WHAT IS BEING ASKED: Go through the data below and copy it exactly, skipping every picture.

SOURCE MATERIAL:
####################
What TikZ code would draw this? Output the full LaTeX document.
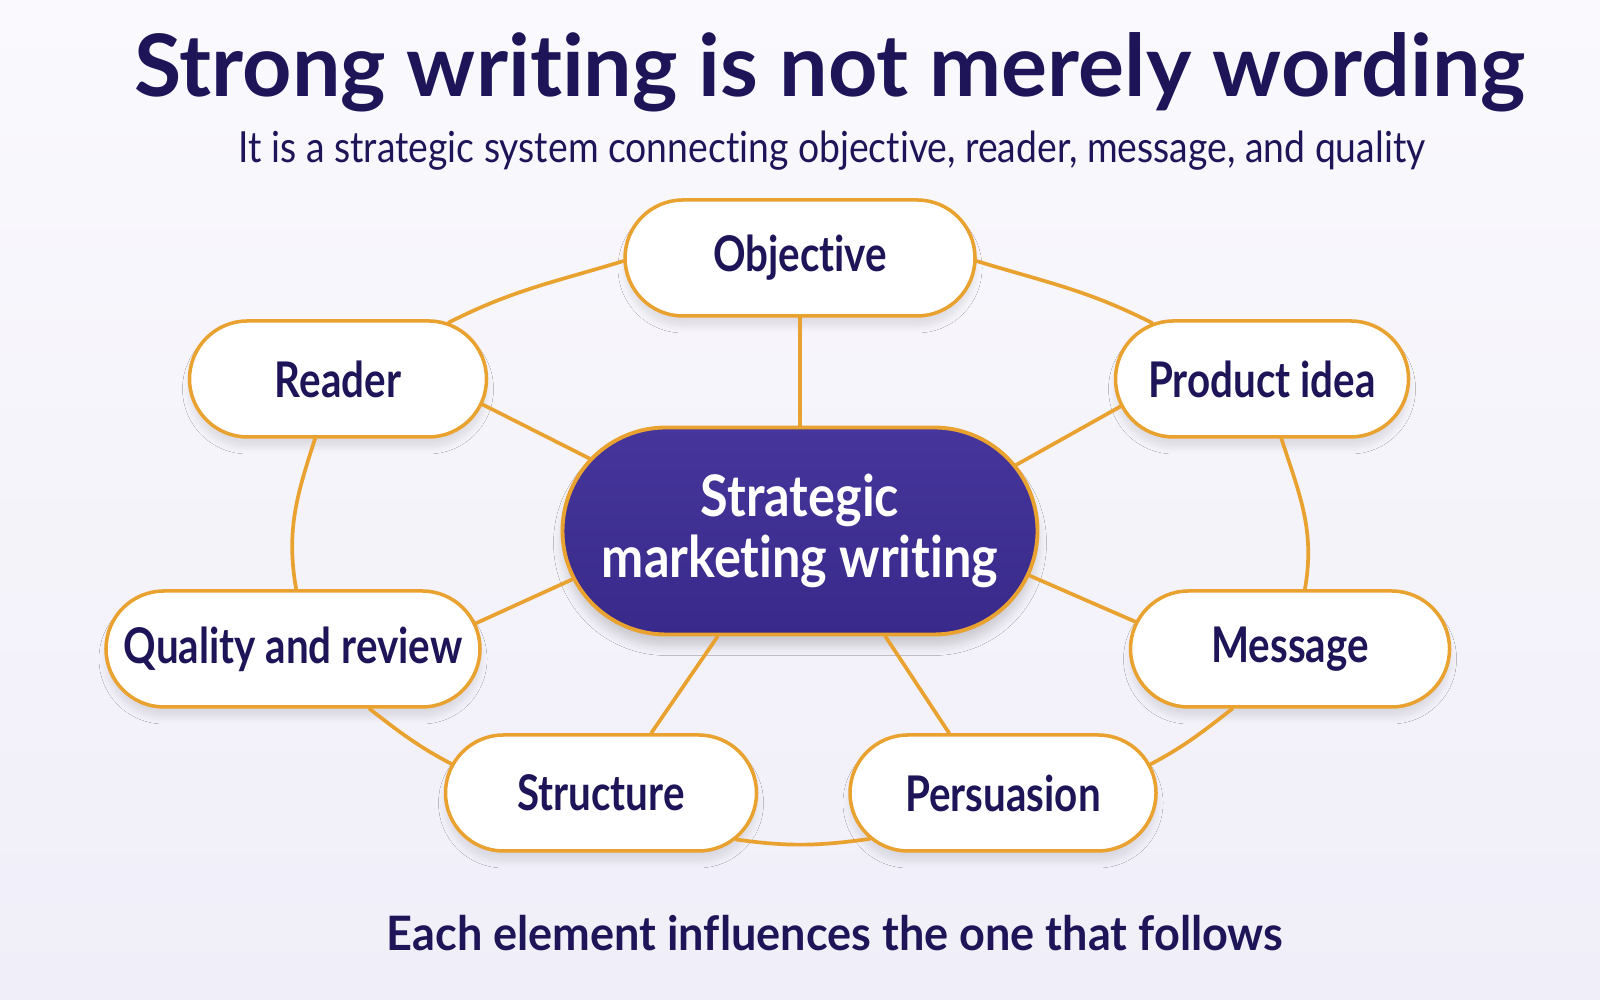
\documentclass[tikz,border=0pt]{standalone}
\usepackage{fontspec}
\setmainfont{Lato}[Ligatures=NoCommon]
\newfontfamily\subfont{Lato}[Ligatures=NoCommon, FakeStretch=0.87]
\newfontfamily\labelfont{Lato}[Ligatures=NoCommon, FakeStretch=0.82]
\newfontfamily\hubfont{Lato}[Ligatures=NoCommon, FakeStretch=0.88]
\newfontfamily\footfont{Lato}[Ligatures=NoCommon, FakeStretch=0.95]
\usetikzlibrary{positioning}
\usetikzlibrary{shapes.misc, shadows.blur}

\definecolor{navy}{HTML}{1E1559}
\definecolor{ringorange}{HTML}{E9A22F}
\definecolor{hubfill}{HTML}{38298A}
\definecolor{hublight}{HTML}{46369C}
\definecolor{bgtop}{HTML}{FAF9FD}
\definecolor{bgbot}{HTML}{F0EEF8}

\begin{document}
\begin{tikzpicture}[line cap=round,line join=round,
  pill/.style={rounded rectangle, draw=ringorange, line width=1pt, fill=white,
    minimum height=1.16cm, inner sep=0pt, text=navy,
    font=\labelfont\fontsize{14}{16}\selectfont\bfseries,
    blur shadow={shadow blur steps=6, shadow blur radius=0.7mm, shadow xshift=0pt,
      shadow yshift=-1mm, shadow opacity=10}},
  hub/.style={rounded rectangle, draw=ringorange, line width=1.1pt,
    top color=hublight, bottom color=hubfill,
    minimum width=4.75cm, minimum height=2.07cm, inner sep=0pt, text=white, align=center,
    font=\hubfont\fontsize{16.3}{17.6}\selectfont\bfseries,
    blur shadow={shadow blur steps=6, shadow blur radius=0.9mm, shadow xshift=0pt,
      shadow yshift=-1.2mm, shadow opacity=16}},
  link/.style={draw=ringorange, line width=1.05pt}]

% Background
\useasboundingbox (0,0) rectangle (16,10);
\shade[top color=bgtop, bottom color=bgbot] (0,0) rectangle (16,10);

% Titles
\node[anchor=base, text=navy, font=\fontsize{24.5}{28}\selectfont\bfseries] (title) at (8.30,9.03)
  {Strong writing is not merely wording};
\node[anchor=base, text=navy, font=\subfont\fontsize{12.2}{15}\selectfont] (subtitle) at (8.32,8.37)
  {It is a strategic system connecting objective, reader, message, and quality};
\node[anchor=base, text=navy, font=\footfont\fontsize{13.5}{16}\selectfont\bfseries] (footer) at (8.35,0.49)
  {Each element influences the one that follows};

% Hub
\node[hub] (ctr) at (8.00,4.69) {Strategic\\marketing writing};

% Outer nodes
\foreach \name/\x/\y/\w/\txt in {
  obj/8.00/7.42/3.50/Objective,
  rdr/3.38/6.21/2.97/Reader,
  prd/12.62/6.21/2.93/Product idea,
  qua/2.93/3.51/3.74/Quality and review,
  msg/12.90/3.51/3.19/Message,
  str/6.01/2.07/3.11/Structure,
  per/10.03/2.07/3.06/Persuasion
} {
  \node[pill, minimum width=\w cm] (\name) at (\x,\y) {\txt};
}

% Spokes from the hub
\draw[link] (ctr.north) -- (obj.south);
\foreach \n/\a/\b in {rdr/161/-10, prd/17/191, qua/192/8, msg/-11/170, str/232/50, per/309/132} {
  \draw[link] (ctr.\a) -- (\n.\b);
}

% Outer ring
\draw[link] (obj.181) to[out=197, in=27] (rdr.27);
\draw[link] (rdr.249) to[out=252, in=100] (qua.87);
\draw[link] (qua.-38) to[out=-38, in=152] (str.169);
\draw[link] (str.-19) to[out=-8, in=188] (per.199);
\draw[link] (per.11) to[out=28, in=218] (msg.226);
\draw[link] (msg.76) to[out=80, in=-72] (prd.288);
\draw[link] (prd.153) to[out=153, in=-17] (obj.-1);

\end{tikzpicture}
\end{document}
####################
ANSWER TO THIS EXERCISE:
What TikZ code would draw this? Output the full LaTeX document.
\documentclass[tikz,border=0pt]{standalone}
\usepackage{fontspec}
\setmainfont{Lato}[Ligatures=NoCommon]
\newfontfamily\subfont{Lato}[Ligatures=NoCommon, FakeStretch=0.87]
\newfontfamily\labelfont{Lato}[Ligatures=NoCommon, FakeStretch=0.82]
\newfontfamily\hubfont{Lato}[Ligatures=NoCommon, FakeStretch=0.88]
\newfontfamily\footfont{Lato}[Ligatures=NoCommon, FakeStretch=0.95]
\usetikzlibrary{positioning}
\usetikzlibrary{shapes.misc, shadows.blur}

\definecolor{navy}{HTML}{1E1559}
\definecolor{ringorange}{HTML}{E9A22F}
\definecolor{hubfill}{HTML}{38298A}
\definecolor{hublight}{HTML}{46369C}
\definecolor{bgtop}{HTML}{FAF9FD}
\definecolor{bgbot}{HTML}{F0EEF8}

\begin{document}
\begin{tikzpicture}[line cap=round,line join=round,
  pill/.style={rounded rectangle, draw=ringorange, line width=1pt, fill=white,
    minimum height=1.16cm, inner sep=0pt, text=navy,
    font=\labelfont\fontsize{14}{16}\selectfont\bfseries,
    blur shadow={shadow blur steps=6, shadow blur radius=0.7mm, shadow xshift=0pt,
      shadow yshift=-1mm, shadow opacity=10}},
  hub/.style={rounded rectangle, draw=ringorange, line width=1.1pt,
    top color=hublight, bottom color=hubfill,
    minimum width=4.75cm, minimum height=2.07cm, inner sep=0pt, text=white, align=center,
    font=\hubfont\fontsize{16.3}{17.6}\selectfont\bfseries,
    blur shadow={shadow blur steps=6, shadow blur radius=0.9mm, shadow xshift=0pt,
      shadow yshift=-1.2mm, shadow opacity=16}},
  link/.style={draw=ringorange, line width=1.05pt}]

% Background
\useasboundingbox (0,0) rectangle (16,10);
\shade[top color=bgtop, bottom color=bgbot] (0,0) rectangle (16,10);

% Titles
\node[anchor=base, text=navy, font=\fontsize{24.5}{28}\selectfont\bfseries] (title) at (8.30,9.03)
  {Strong writing is not merely wording};
\node[anchor=base, text=navy, font=\subfont\fontsize{12.2}{15}\selectfont] (subtitle) at (8.32,8.37)
  {It is a strategic system connecting objective, reader, message, and quality};
\node[anchor=base, text=navy, font=\footfont\fontsize{13.5}{16}\selectfont\bfseries] (footer) at (8.35,0.49)
  {Each element influences the one that follows};

% Hub
\node[hub] (ctr) at (8.00,4.69) {Strategic\\marketing writing};

% Outer nodes
\foreach \name/\x/\y/\w/\txt in {
  obj/8.00/7.42/3.50/Objective,
  rdr/3.38/6.21/2.97/Reader,
  prd/12.62/6.21/2.93/Product idea,
  qua/2.93/3.51/3.74/Quality and review,
  msg/12.90/3.51/3.19/Message,
  str/6.01/2.07/3.11/Structure,
  per/10.03/2.07/3.06/Persuasion
} {
  \node[pill, minimum width=\w cm] (\name) at (\x,\y) {\txt};
}

% Spokes from the hub
\draw[link] (ctr.north) -- (obj.south);
\foreach \n/\a/\b in {rdr/161/-10, prd/17/191, qua/192/8, msg/-11/170, str/232/50, per/309/132} {
  \draw[link] (ctr.\a) -- (\n.\b);
}

% Outer ring
\draw[link] (obj.181) to[out=197, in=27] (rdr.27);
\draw[link] (rdr.249) to[out=252, in=100] (qua.87);
\draw[link] (qua.-38) to[out=-38, in=152] (str.169);
\draw[link] (str.-19) to[out=-8, in=188] (per.199);
\draw[link] (per.11) to[out=28, in=218] (msg.226);
\draw[link] (msg.76) to[out=80, in=-72] (prd.288);
\draw[link] (prd.153) to[out=153, in=-17] (obj.-1);

\end{tikzpicture}
\end{document}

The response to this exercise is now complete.